The Soviet Economy

TIMES are bad, according to the Soviet people. An official government poll indicates an astonishing 90 percent of those surveyed believe the economy is in bad to critical condition. Virtually all the accepted performance indicators suggest there is no growth and that a recession may already be under way. Top Kremlin officials offer little encouragement. The deputy minister in charge of economic reform, Leonid Abalkin, recently launched a conference on the economy by saying that the next two or three years could bring even greater economic hardship. President Gorbachev himself speaks of a crisis situation.

Nevertheless, the Soviet economy does not face imminent collapse. By international standards, it remains strong, if unhealthy.
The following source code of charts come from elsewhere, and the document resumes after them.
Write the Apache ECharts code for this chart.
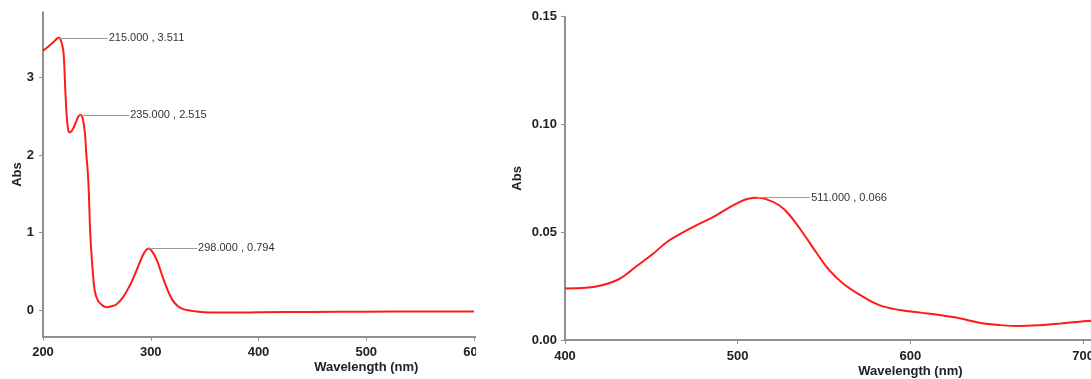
<!DOCTYPE html>
<html>
<head>
<meta charset="utf-8">
<script src="https://cdn.jsdelivr.net/npm/echarts@6/dist/echarts.min.js"></script>
<style>
  html, body { margin: 0; padding: 0; background: #fff; }
  #left { position: absolute; left: 0; top: 0; width: 476px; height: 379px; }
  #right { position: absolute; left: 476px; top: 0; width: 615px; height: 379px; }
</style>
</head>
<body>
<div id="left"></div>
<div id="right"></div>
<script>
// UV region spectrum (left panel)
const leftWave = [200, 205, 210, 213, 215, 217, 219, 221, 223, 225, 228, 231, 233, 235, 237,
  239, 240, 242, 244, 246, 248, 251, 255, 259, 263, 268, 274, 280, 285, 290, 294, 298, 302,
  306, 310, 315, 320, 325, 330, 335, 340, 350, 360, 380, 400, 450, 500, 550, 600];
const leftAbs = [3.346, 3.40, 3.46, 3.50, 3.511, 3.46, 3.33, 2.75, 2.36, 2.29, 2.34, 2.44, 2.50, 2.515, 2.46,
  2.27, 2.05, 1.68, 0.95, 0.53, 0.25, 0.12, 0.06, 0.035, 0.045, 0.07, 0.16, 0.30, 0.45, 0.62, 0.74, 0.794, 0.74,
  0.63, 0.47, 0.28, 0.13, 0.05, 0.01, -0.005, -0.015, -0.03, -0.033, -0.033, -0.03, -0.025, -0.022, -0.02, -0.02];
const leftPeaks = [[215, 3.511], [235, 2.515], [298, 0.794]];
const leftXTicks = [200, 300, 400, 500, 600, 700, 800];
const leftYTicks = [0, 1, 2, 3];

// visible region spectrum (right panel)
const rightWave = [400, 412, 422, 432, 441, 451, 459, 467, 476, 486, 494, 501, 506, 511, 516,
  524, 530, 538, 546, 553, 561, 571, 582, 594, 606, 617, 629, 640, 652, 663, 675, 687, 698, 705];
const rightAbs = [0.0239, 0.0242, 0.0255, 0.0286, 0.034, 0.040, 0.0455, 0.0494, 0.0532, 0.0571, 0.061, 0.064, 0.0655, 0.066, 0.0655,
  0.0625, 0.058, 0.0494, 0.040, 0.0324, 0.0262, 0.0208, 0.0162, 0.0139, 0.0127, 0.0116, 0.010, 0.008, 0.0069, 0.0065, 0.0069, 0.0077, 0.0085, 0.009];
const rightPeaks = [[511, 0.066]];
const rightXTicks = [400, 500, 600, 700, 800];
const rightYTicks = [0, 0.05, 0.10, 0.15];

const font = 'Liberation Sans, Arial, sans-serif';
const axisColor = '#8f8f8f';
const labelColor = '#222';

function buildOption(p) {
  return {
    animation: false,
    grid: { left: p.grid[0], right: p.grid[1], top: p.grid[2], bottom: p.grid[3], outerBoundsMode: 'none' },
    xAxis: {
      type: 'value',
      min: p.xRange[0],
      max: p.xRange[1],
      name: 'Wavelength (nm)',
      nameLocation: 'middle',
      nameGap: p.xNameGap,
      nameMoveOverlap: false,
      nameTextStyle: { color: labelColor, fontFamily: font, fontWeight: 'bold', fontSize: 13 },
      axisLine: { onZero: false, lineStyle: { color: axisColor, width: 2 } },
      axisTick: { show: true, length: 4, customValues: p.xTicks, lineStyle: { color: axisColor, width: 1 } },
      axisLabel: { customValues: p.xTicks, margin: p.xMargin, color: labelColor, fontFamily: font, fontWeight: 'bold', fontSize: 13 },
      splitLine: { show: false },
    },
    yAxis: {
      type: 'value',
      min: p.yRange[0],
      max: p.yRange[1],
      name: 'Abs',
      nameLocation: 'middle',
      nameGap: p.yNameGap,
      nameMoveOverlap: false,
      nameTextStyle: { color: labelColor, fontFamily: font, fontWeight: 'bold', fontSize: 13 },
      axisLine: { show: true, onZero: false, lineStyle: { color: axisColor, width: 2 } },
      axisTick: { show: true, length: 4, customValues: p.yTicks, lineStyle: { color: axisColor, width: 1 } },
      axisLabel: {
        customValues: p.yTicks,
        margin: p.yMargin,
        color: labelColor, fontFamily: font, fontWeight: 'bold', fontSize: 13,
        formatter: (v) => v.toFixed(p.yDigits),
      },
      splitLine: { show: false },
    },
    series: [{
      type: 'line',
      data: p.wave.map((w, i) => [w, p.abs[i]]),
      showSymbol: false,
      smooth: 0.4,
      lineStyle: { color: '#ff1a1a', width: 2 },
      itemStyle: { color: '#ff1a1a' },
      markLine: {
        silent: true,
        symbol: ['none', 'none'],
        lineStyle: { color: '#9a9a9a', width: 1, type: 'solid' },
        label: {
          position: 'end',
          distance: 1,
          color: '#333',
          fontFamily: font,
          fontSize: 11,
          formatter: (d) => d.data.text,
        },
        data: p.peaks.map(([x, y]) => [
          { coord: [x, y] },
          { coord: [x + p.lead, y], text: x.toFixed(3) + ' , ' + y.toFixed(3) },
        ]),
      },
    }],
  };
}

const leftChart = echarts.init(document.getElementById('left'));
leftChart.setOption(buildOption({
  grid: [43, -213.5, 12.3, 42.3],
  xRange: [200, 800],
  yRange: [-0.345, 3.84],
  xTicks: leftXTicks,
  yTicks: leftYTicks,
  yDigits: 0,
  xMargin: 9,
  yMargin: 9,
  xNameGap: 24.5,
  yNameGap: 19,
  wave: leftWave,
  abs: leftAbs,
  peaks: leftPeaks,
  lead: 45,
}));

const rightChart = echarts.init(document.getElementById('right'));
rightChart.setOption(buildOption({
  grid: [89, -164.8, 16.7, 39],
  xRange: [400, 800],
  yRange: [0, 0.15],
  xTicks: rightXTicks,
  yTicks: rightYTicks,
  yDigits: 2,
  xMargin: 10,
  yMargin: 8,
  xNameGap: 25,
  yNameGap: 41,
  wave: rightWave,
  abs: rightAbs,
  peaks: rightPeaks,
  lead: 31,
}));
</script>
</body>
</html>
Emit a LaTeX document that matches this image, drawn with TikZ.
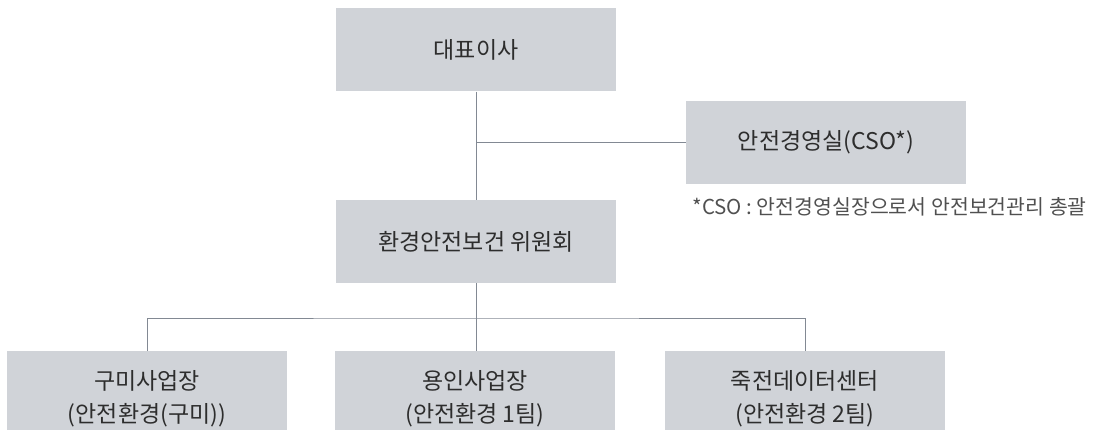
\documentclass[tikz,border=0pt]{standalone}
\usepackage{fontspec}
\setmainfont{Noto Sans CJK KR}
\usepackage{tikz}
\usepackage{xcolor}
\definecolor{boxgray}{RGB}{208,211,216}
\definecolor{linegray}{RGB}{130,137,147}
\definecolor{textgray}{RGB}{45,45,45}
\definecolor{notegray}{RGB}{80,80,80}
\usetikzlibrary{calc}

\begin{document}
\begin{tikzpicture}[x=1pt,y=1pt,
    box/.style={fill=boxgray, text=textgray, minimum width=280pt,
                minimum height=83pt, inner sep=0pt, align=center,
                font=\fontsize{23}{33}\selectfont},
    site/.style={box, minimum height=95pt},
    link/.style={draw=linegray, line width=1pt}]
    \useasboundingbox (0,0) rectangle (1095,429);

    % top of the chart
    \node[box] (ceo) at (476,379) {대표이사};
    \node[box] (cso) at (826,286.5) {안전경영실(CSO*)};
    \node[anchor=west, text=notegray, font=\fontsize{20.5}{0}\selectfont]
        (note) at (689,222) {*CSO : 안전경영실장으로서 안전보건관리 총괄};
    \node[box] (comm) at (476,187.5) {환경안전보건 위원회};

    % sites
    \node[site] (gumi) at (147,30.5) {구미사업장\\(안전환경(구미))};
    \node[site] (yongin) at (475,30.5) {용인사업장\\(안전환경 1팀)};
    \node[site] (jukjeon) at (805,30.5) {죽전데이터센터\\(안전환경 2팀)};

    \draw[link] (ceo.south) -- (comm.north);
    \draw[link] (ceo.south |- cso.west) -- (cso.west);
    \coordinate (split) at (476,111);
    \draw[link] (comm.south) -- (split);
    \draw[link] (gumi.north) |- (split) -| (jukjeon.north);
    \draw[link] (split) -- (split |- yongin.north);
\end{tikzpicture}
\end{document}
Although official Soviet figures show nearly 3 percent growth in industrial production for the first half of 1989, they ignore inflation. The Soviet government has quietly admitted to a 2 to 4 percent inflation rate. The Central Intelligence Agency estimates inflation in consumer prices averaged over 5 percent last year, a significant increase over the year before. Some Soviet economists and Western experts believe inflation is now in the 8-10 percent range and rising.

In addition to the lackluster industrial sector, oil and coal production have declined, agriculture is expected to gain only minimally over 1988, and imports and exports have been flat. Shortages of food and consumer goods are compounded by an inefficient distribution system. For the consumer, this means too many rubles chasing too few goods, and long lines for the goods that are available.

The absence of growth would be acceptable in a period of reforms if there were evidence they would eventually result in greater efficiency and productivity. There is little such evidence. Instead, the fear of inflation getting out of hand has caused the leadership to postpone adoption of the most vital part of perestroika - price reform, the key to sustainable improvement.

But one should not be excessively pessimistic about Soviet prospects. A balanced assessment would take into account the inherent strengths of their economy. With its huge oil and gas reserves, the Soviet Union is the only major industrialized nation that is energy self-sufficient, and it has vast supplies of other natural resources including ores, minerals, and precious metals. It must import food to supplement domestic production, but there are adequate supplies at relatively low prices on the world market, and the Soviets can afford to import food. While the gross hard currency debt (around $40 billion) is substantial, it is manageable. In fact, Western bankers would like to lend the Soviets more. The Soviet Union lags behind the West technologically, but its industrial output is impressive. In some areas, such as defense and space, it remains competitive. It has an educated, skilled labor force.

The present inflation rate is comparable to levels experienced by many other industrialized countries in recent years. Much the same can be said about the budget deficit, which has increased greatly since 1986. The seriousness of the deficit problem has been somewhat exaggerated by a lack of understanding about the peculiarities in the Soviet government budget and financial systems. For example, the debts of industrial firms, which in the US would be considered private debt, are included in the overall Soviet budget.

Some of the agricultural reforms seem to be taking hold as farmers get used to making their own decisions about what and when to plant, and how to market their crops. Joint ventures and foreign investment are gradually increasing, although it will be some time before their success can be evaluated. Cooperatives (a euphemism for private businesses) have gained a foothold.

Most importantly, Gorbachev and the leadership seem firmly committed to reform and are pushing forward doggedly. Earlier efforts to reform the Soviet economy were undermined by opposition within the leadership. Restructuring is advocated even in the defense sector, largely on economic grounds. Although reliable estimates cannot now be made, it appears defense spending is being cut.

The clearest sign that economic reform may do better than generally expected is a recently announced government plan that amounts to a stabilization program for 1990. Under it, there would be a reduction in investment for the heavy industries, a shift in production in favor of consumer goods, and a major reduction in the deficit.

Stalinist central planning has failed, and the current system isn't working all that well, but it is much too soon to write off the Soviet economy.